** START Available data **

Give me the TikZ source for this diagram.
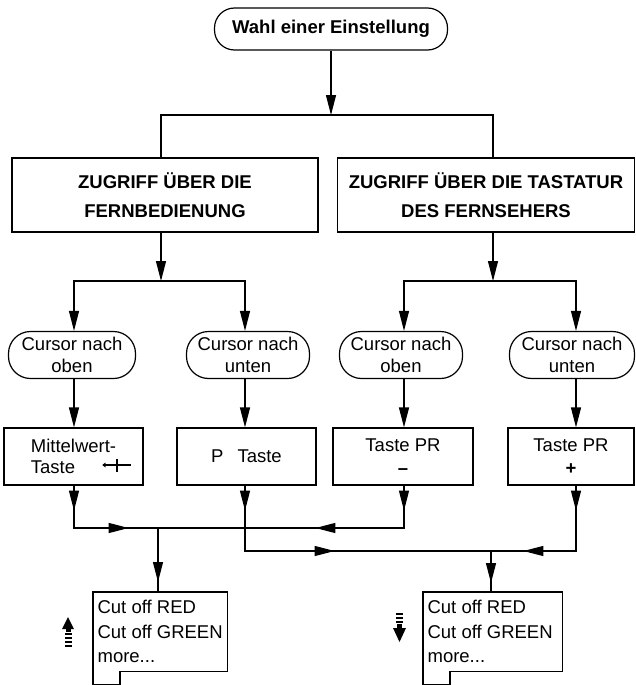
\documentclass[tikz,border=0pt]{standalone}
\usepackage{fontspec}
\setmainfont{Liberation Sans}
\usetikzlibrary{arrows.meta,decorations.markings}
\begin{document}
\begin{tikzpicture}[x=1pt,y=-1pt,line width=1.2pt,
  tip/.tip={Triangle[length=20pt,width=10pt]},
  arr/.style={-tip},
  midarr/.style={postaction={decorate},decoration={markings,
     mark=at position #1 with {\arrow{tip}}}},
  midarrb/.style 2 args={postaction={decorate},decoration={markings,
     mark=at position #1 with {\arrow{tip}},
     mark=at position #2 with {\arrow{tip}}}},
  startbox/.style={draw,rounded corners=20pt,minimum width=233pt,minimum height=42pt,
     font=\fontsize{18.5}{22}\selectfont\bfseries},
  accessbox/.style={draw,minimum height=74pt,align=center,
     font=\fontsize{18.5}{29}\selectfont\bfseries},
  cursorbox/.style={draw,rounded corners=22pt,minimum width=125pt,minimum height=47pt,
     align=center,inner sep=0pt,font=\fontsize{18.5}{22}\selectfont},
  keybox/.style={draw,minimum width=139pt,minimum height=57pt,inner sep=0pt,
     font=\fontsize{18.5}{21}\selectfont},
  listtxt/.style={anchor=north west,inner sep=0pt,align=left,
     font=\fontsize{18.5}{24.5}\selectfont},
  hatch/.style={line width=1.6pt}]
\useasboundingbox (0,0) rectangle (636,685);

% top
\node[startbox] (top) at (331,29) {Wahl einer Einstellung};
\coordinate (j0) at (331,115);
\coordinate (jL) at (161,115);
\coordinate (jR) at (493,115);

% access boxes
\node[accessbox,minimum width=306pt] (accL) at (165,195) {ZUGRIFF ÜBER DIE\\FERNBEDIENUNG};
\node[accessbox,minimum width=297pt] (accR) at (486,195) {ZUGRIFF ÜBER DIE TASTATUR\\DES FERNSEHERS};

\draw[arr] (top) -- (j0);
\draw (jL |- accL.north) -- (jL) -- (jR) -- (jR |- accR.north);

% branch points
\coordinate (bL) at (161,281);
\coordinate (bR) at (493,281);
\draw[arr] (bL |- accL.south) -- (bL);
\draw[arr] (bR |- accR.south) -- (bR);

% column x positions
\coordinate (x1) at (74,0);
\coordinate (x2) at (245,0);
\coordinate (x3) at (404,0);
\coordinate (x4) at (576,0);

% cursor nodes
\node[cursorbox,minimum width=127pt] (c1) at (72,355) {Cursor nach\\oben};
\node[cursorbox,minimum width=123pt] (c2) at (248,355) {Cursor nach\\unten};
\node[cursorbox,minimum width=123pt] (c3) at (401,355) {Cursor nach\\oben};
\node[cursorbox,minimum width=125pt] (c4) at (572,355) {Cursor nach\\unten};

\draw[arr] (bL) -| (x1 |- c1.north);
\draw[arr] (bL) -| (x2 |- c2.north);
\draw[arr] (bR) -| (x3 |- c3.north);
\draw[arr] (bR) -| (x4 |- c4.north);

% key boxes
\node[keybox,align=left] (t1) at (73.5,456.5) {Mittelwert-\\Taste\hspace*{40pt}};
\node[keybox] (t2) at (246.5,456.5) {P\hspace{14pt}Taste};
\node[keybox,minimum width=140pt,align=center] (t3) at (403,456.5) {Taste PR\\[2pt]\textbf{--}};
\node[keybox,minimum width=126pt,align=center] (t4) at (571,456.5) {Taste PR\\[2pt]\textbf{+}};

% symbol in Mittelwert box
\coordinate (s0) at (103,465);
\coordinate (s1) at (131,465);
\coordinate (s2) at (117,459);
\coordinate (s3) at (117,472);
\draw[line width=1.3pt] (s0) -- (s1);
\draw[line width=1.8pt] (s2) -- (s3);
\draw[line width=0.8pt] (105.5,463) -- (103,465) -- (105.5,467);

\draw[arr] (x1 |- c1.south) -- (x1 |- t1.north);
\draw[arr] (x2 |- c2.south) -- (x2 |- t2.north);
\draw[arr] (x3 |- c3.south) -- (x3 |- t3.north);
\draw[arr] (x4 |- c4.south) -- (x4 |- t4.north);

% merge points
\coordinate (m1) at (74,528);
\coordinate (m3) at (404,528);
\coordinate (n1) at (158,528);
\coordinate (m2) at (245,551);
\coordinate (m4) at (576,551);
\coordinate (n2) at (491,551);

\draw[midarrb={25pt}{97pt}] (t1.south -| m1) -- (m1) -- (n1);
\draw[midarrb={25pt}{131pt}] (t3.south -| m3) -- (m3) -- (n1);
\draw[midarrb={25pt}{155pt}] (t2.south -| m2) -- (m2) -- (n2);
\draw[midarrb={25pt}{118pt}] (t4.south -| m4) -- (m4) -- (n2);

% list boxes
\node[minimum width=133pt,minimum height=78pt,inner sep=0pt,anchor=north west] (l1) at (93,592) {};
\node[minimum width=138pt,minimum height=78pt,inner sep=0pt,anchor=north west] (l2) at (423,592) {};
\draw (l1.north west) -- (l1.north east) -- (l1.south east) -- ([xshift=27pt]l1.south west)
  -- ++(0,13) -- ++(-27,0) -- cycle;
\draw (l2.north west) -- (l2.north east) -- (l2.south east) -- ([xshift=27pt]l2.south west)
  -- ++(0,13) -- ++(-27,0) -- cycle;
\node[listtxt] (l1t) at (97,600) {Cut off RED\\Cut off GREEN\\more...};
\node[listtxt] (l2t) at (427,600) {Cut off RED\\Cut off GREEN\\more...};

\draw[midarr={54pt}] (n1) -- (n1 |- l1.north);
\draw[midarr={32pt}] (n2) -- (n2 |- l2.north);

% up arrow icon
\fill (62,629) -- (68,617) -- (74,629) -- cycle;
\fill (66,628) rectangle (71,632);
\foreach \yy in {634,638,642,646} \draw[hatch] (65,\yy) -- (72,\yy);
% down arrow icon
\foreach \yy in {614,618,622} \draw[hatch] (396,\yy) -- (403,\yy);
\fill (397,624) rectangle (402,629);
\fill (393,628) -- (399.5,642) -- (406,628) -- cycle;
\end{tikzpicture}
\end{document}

** END Available data **

# The request
From the opening line of the listing above through the line bearing "(0,0) rectangle (636,685);", repeat each line exactly. Drop every picture.

# Exercise output
Give me the TikZ source for this diagram.
\documentclass[tikz,border=0pt]{standalone}
\usepackage{fontspec}
\setmainfont{Liberation Sans}
\usetikzlibrary{arrows.meta,decorations.markings}
\begin{document}
\begin{tikzpicture}[x=1pt,y=-1pt,line width=1.2pt,
  tip/.tip={Triangle[length=20pt,width=10pt]},
  arr/.style={-tip},
  midarr/.style={postaction={decorate},decoration={markings,
     mark=at position #1 with {\arrow{tip}}}},
  midarrb/.style 2 args={postaction={decorate},decoration={markings,
     mark=at position #1 with {\arrow{tip}},
     mark=at position #2 with {\arrow{tip}}}},
  startbox/.style={draw,rounded corners=20pt,minimum width=233pt,minimum height=42pt,
     font=\fontsize{18.5}{22}\selectfont\bfseries},
  accessbox/.style={draw,minimum height=74pt,align=center,
     font=\fontsize{18.5}{29}\selectfont\bfseries},
  cursorbox/.style={draw,rounded corners=22pt,minimum width=125pt,minimum height=47pt,
     align=center,inner sep=0pt,font=\fontsize{18.5}{22}\selectfont},
  keybox/.style={draw,minimum width=139pt,minimum height=57pt,inner sep=0pt,
     font=\fontsize{18.5}{21}\selectfont},
  listtxt/.style={anchor=north west,inner sep=0pt,align=left,
     font=\fontsize{18.5}{24.5}\selectfont},
  hatch/.style={line width=1.6pt}]
\useasboundingbox (0,0) rectangle (636,685);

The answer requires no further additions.